Magnolias. Un bien joli nom, presque paradisiaque, pour cette plantation de canne à sucre de Nouvelle-France passée sous contrôle anglais après la défaite des troupes de Montcalm dans les plaines d’Abraham en Haute-Louisiane canadienne. C’est son histoire que Pierre Pelot raconte ici. Il nous dit comment Penelope Ruz y Ortega de la Torre et Elmer Devoie s’étaient illégalement octroyés sa propriété. Puis comment Johan Forestier eut l’idée de leur subtiliser en se faisant passer pour son procureur au nom de son vrai propriétaire résidant à Nantes, loin de là, en France. Comment, tombé amoureux de la Señora Ruz, Forestier lui proposa, une fois son mari mort, d’être sa compagne et de continuer à jouir de Magnolias avec ses enfants. Comment Emmeline se retrouva à grandir au milieu des esclaves et des filles Ruz alors qu’elle est née dans un petit village de lorraine. Ou encore comment la Señora Ruz essaya d’évincer Emmeline lorsqu’elle apprit que Forestier, vieillissant, lui avait légué l’entièreté de la propriété…

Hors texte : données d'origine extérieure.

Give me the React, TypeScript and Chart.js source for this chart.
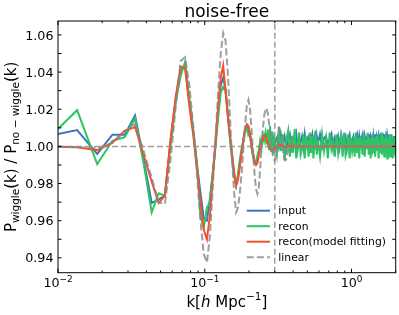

Une histoire violente et tourmentée qui ne fait finalement qu’épouser les soubresauts de cette époque sanglante qui vit esclaves noirs parfois tenter de se rebeller contre leurs maîtres pour briser leurs chaînes, français, anglais et espagnols se battre si loin de chez eux pour revendiquer ces terres inconnues au nom de leur roi, indiens se révolter contre les attaques répétées dont ils étaient victimes, américains tout nouvellement affirmés se retourner contre la couronne anglaise pour obtenir leur indépendance…Une Louisiane que Pierre Pelot décrit avec un réalisme étonnant. A travers ses descriptions habitées, il fait littéralement vivre ce coin de Nouvelle-France et on finit, au bout de quelques dizaines de pages, par sentir cette Louisiane chaude et humide, par entendre les worksongs des esclaves noirs dans les champs de canne, bref par voir ce coin du sud de ce que l’on appelait alors la Nouvelle-France. Là est le talent de l’auteur vosgien (3 des personnages principaux du roman, Emmeline, sa mère, et sa grand-mère Esdeline, surnommée Rouge Bête pour son courage et sa férocité à survivre dans les contrées sauvages d’Amérique, sont d’ailleurs natifs des Vosges) : faire revivre l’Histoire de la Louisiane uniquement grâce à la magie de ses mots, à sa façon de les assembler et de leur insuffler la vie (ou la mort, comme avec cette métaphore grandiose qui vous plante une ambiance : “En plus de tout, ce fut au cours de cette septaine qu’éclatèrent les premiers orages d’un été qui pourtant glissait déjà vers sa tombe”), en donnant des allures de vieux français (“septaine”, “paravant”, “mêmement”, “amortée”, “4 ou 5 perches d’arpent”) à sa prose habituelle, et en ponctuant le récit de mots indiens, cajuns (“bibittes”, “cocodrilles”) ou espagnols, sans même s’y être rendu pour faire des repérages ou s’imprégner de son ambiance (c’est lui-même qui nous l’a confié, ajoutant que, du coup, il n’avait plus besoin d’y aller puisqu’il s’était déjà baladé dans les bayous et autres marécages remplis de gators de la Louisiane grâce à sa plume et à son imaginaire)…
Avec Debout dans le tonnerre (qui est aussi une quête des origines -après avoir retrouvé le journal de voyage de sa grand-mère, Emmeline essaie de comprendre ce qui l’a amené ici, à Magnolias- et une histoire d’amour -la jeune fille en pince pour le beau Vicente Ruz), Pelot a créé une fresque hypnotique et sauvage, qui embrasse la vie de 3 générations de femmes et nous plonge sans avertissement préalable dans l’Amérique de la fin du XVIIème siècle : une terre âpre, sans foi ni loi, qui ne sourit qu’aux plus aventuriers et aux plus maniganceurs. Un Pelot qui braconne sur les terres inhospitalières d’un Joseph Boyden (il faut absolument lire son Dans le grand cercle du monde si vous ne le connaissez pas encore!) le temps d’un roman tout en gardant son style très personnel. Superbe.